The Australian Mathematical Sciences Institute (AMSI) and the BHP Billiton Foundation have launched Choose Maths, a five-year national program that will turn around public perception of mathematics and statistics as a career choice for girls and young women.

Working from the ground up, Choose Maths begins with a focus on mathematics education in primary and secondary schools.

The BHP Billiton Foundation has contributed $22 million toward the partnership, which will enable AMSI Schools to expand its outreach capacity across Australia over the next five years.

The University of Melbourne is a member of the Australian Mathematical Sciences Institute and hosted the launch of Choose Maths.

The program will contribute to the health of the mathematics pipeline in Australia from school through university and out to industry and the workplace by:

  • providing mathematics-ready teacher professional development in 120 schools across Australia and resources for every school in the country;
  • developing a national mathematical sciences careers awareness campaign;
  • establishing an "inspiring women in mathematics network"; and
  • holding annual BHP Billiton awards for excellence in the teaching and learning of mathematics.
  • Research-based strategies for encouraging girls and young women into mathematics and science, technology, engineering, and mathematics (STEM)-related courses will be core to the program. The large-scale careers awareness campaign will be driven by research into community perceptions about mathematics.

Innovation-active businesses are around twice as likely to use engineering and science skills, and three times more likely to use information and communications technology skills than innovation-inactive businesses.

It is estimated that 75 per cent of the fastest growing occupations require competency in the STEM disciplines. In a 2013 survey, conducted by the Australian Industry Group, the majority of businesses indicated they had difficulty recruiting employees with these skills.

If no action is taken, demand for tertiary graduates with STEM skills, particularly mathematics, will continue to outstrip supply.

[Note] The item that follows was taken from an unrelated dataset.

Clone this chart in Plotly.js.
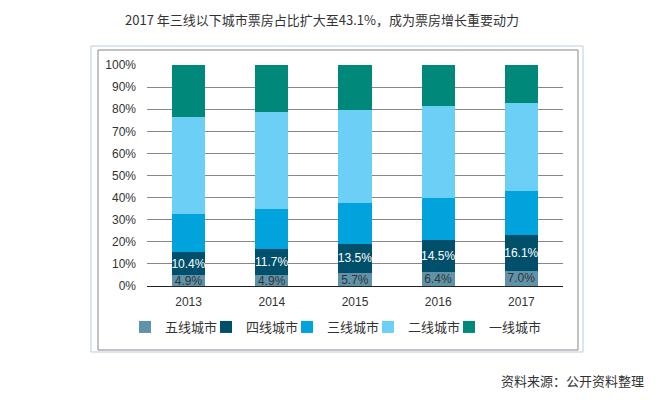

The percentage of male mathematical sciences graduates in Australia sits at half the OECD average; for women this drops to one-third.

Between now and 2020 new PhD graduates are needed to grow the expert mathematical and statistical workforce by 17 per cent – a currently unattainable figure.

If Australia increases the participation of girls and young women in STEM we can contribute to addressing the gender wage gap and fill graduate places needed to secure a productive and innovative future.

Eliminating the gender wage gap could be worth around $93 billion – that’s 8.5 per cent of GDP.

"The low participation of girls and women in the study of the mathematical sciences and in the quantitative professions is a significant national social and economic challenge.

"This landmark five year project, undertaken by the Australian Mathematical Sciences Institute and funded by the BHP Billiton Foundation, aims to build self-sustaining education communities where girls and young women share equally in the rewarding careers and rich life experiences that mathematics offers," says AMSI Director, Professor Geoff Prince.